Once the pictures are set aside, transcribe the remaining data exactly.

---------- Available data

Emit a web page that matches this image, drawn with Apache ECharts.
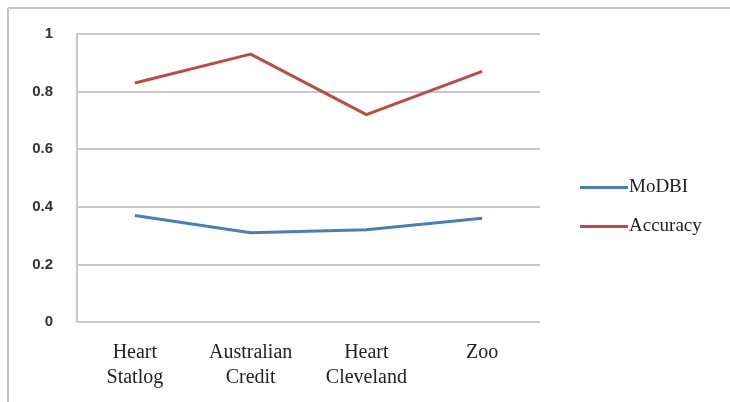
<!DOCTYPE html>
<html>
<head>
<meta charset="utf-8">
<script src="https://cdn.jsdelivr.net/npm/echarts@6/dist/echarts.min.js"></script>
<style>
  html, body { margin: 0; padding: 0; background: #ffffff; }
  #chart { width: 730px; height: 402px; }
</style>
</head>
<body>
<div id="chart"></div>
<script>
// Datasets on the x axis
const categories = ['Heart\nStatlog', 'Australian\nCredit', 'Heart\nCleveland', 'Zoo'];
// Series values
const modbi = [0.37, 0.31, 0.32, 0.36];
const accuracy = [0.83, 0.93, 0.72, 0.87];
// Y axis range
const yMin = 0, yMax = 1, yStep = 0.2;

const chart = echarts.init(document.getElementById('chart'), null, { renderer: 'canvas' });

chart.setOption({
  backgroundColor: '#ffffff',
  animation: false,
  grid: { left: 77, top: 34, width: 463, height: 288, containLabel: false },
  graphic: [
    // outer frame (top and left edges)
    { type: 'line', shape: { x1: 8, y1: 8, x2: 730, y2: 8 }, style: { stroke: '#c4c4c4', lineWidth: 2 } },
    { type: 'line', shape: { x1: 8, y1: 8, x2: 8, y2: 402 }, style: { stroke: '#c4c4c4', lineWidth: 2 } }
  ],
  legend: {
    orient: 'vertical',
    left: 575,
    top: 173,
    icon: 'rect',
    itemWidth: 48,
    itemHeight: 3,
    itemGap: 20,
    textStyle: { fontFamily: 'Liberation Serif', fontSize: 19, color: '#222', padding: [0, 0, 0, -4] },
    data: ['MoDBI', 'Accuracy']
  },
  xAxis: {
    type: 'category',
    data: categories,
    boundaryGap: true,
    axisLine: { show: false },
    axisTick: { show: false },
    axisLabel: {
      margin: 18,
      fontFamily: 'Liberation Serif',
      fontSize: 20,
      lineHeight: 25,
      color: '#222',
      interval: 0
    }
  },
  yAxis: {
    type: 'value',
    min: yMin,
    max: yMax,
    interval: yStep,
    axisLine: { show: true, lineStyle: { color: '#c8c8c8', width: 2 } },
    axisTick: { show: false },
    splitLine: { show: true, lineStyle: { color: '#c8c8c8', width: 2 } },
    axisLabel: {
      margin: 24,
      fontFamily: 'Liberation Sans',
      fontSize: 15,
      fontWeight: 'bold',
      color: '#333',
      formatter: v => String(Math.round(v * 10) / 10)
    }
  },
  series: [
    {
      name: 'MoDBI',
      type: 'line',
      data: modbi,
      symbol: 'none',
      lineStyle: { color: '#4a7ebb', width: 3 },
      itemStyle: { color: '#4a7ebb' }
    },
    {
      name: 'Accuracy',
      type: 'line',
      data: accuracy,
      symbol: 'none',
      lineStyle: { color: '#be4b48', width: 3 },
      itemStyle: { color: '#be4b48' }
    }
  ]
});
</script>
</body>
</html>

--------------------

## Task result
Emit a web page that matches this image, drawn with Apache ECharts.
<!DOCTYPE html>
<html>
<head>
<meta charset="utf-8">
<script src="https://cdn.jsdelivr.net/npm/echarts@6/dist/echarts.min.js"></script>
<style>
  html, body { margin: 0; padding: 0; background: #ffffff; }
  #chart { width: 730px; height: 402px; }
</style>
</head>
<body>
<div id="chart"></div>
<script>
// Datasets on the x axis
const categories = ['Heart\nStatlog', 'Australian\nCredit', 'Heart\nCleveland', 'Zoo'];
// Series values
const modbi = [0.37, 0.31, 0.32, 0.36];
const accuracy = [0.83, 0.93, 0.72, 0.87];
// Y axis range
const yMin = 0, yMax = 1, yStep = 0.2;

const chart = echarts.init(document.getElementById('chart'), null, { renderer: 'canvas' });

chart.setOption({
  backgroundColor: '#ffffff',
  animation: false,
  grid: { left: 77, top: 34, width: 463, height: 288, containLabel: false },
  graphic: [
    // outer frame (top and left edges)
    { type: 'line', shape: { x1: 8, y1: 8, x2: 730, y2: 8 }, style: { stroke: '#c4c4c4', lineWidth: 2 } },
    { type: 'line', shape: { x1: 8, y1: 8, x2: 8, y2: 402 }, style: { stroke: '#c4c4c4', lineWidth: 2 } }
  ],
  legend: {
    orient: 'vertical',
    left: 575,
    top: 173,
    icon: 'rect',
    itemWidth: 48,
    itemHeight: 3,
    itemGap: 20,
    textStyle: { fontFamily: 'Liberation Serif', fontSize: 19, color: '#222', padding: [0, 0, 0, -4] },
    data: ['MoDBI', 'Accuracy']
  },
  xAxis: {
    type: 'category',
    data: categories,
    boundaryGap: true,
    axisLine: { show: false },
    axisTick: { show: false },
    axisLabel: {
      margin: 18,
      fontFamily: 'Liberation Serif',
      fontSize: 20,
      lineHeight: 25,
      color: '#222',
      interval: 0
    }
  },
  yAxis: {
    type: 'value',
    min: yMin,
    max: yMax,
    interval: yStep,
    axisLine: { show: true, lineStyle: { color: '#c8c8c8', width: 2 } },
    axisTick: { show: false },
    splitLine: { show: true, lineStyle: { color: '#c8c8c8', width: 2 } },
    axisLabel: {
      margin: 24,
      fontFamily: 'Liberation Sans',
      fontSize: 15,
      fontWeight: 'bold',
      color: '#333',
      formatter: v => String(Math.round(v * 10) / 10)
    }
  },
  series: [
    {
      name: 'MoDBI',
      type: 'line',
      data: modbi,
      symbol: 'none',
      lineStyle: { color: '#4a7ebb', width: 3 },
      itemStyle: { color: '#4a7ebb' }
    },
    {
      name: 'Accuracy',
      type: 'line',
      data: accuracy,
      symbol: 'none',
      lineStyle: { color: '#be4b48', width: 3 },
      itemStyle: { color: '#be4b48' }
    }
  ]
});
</script>
</body>
</html>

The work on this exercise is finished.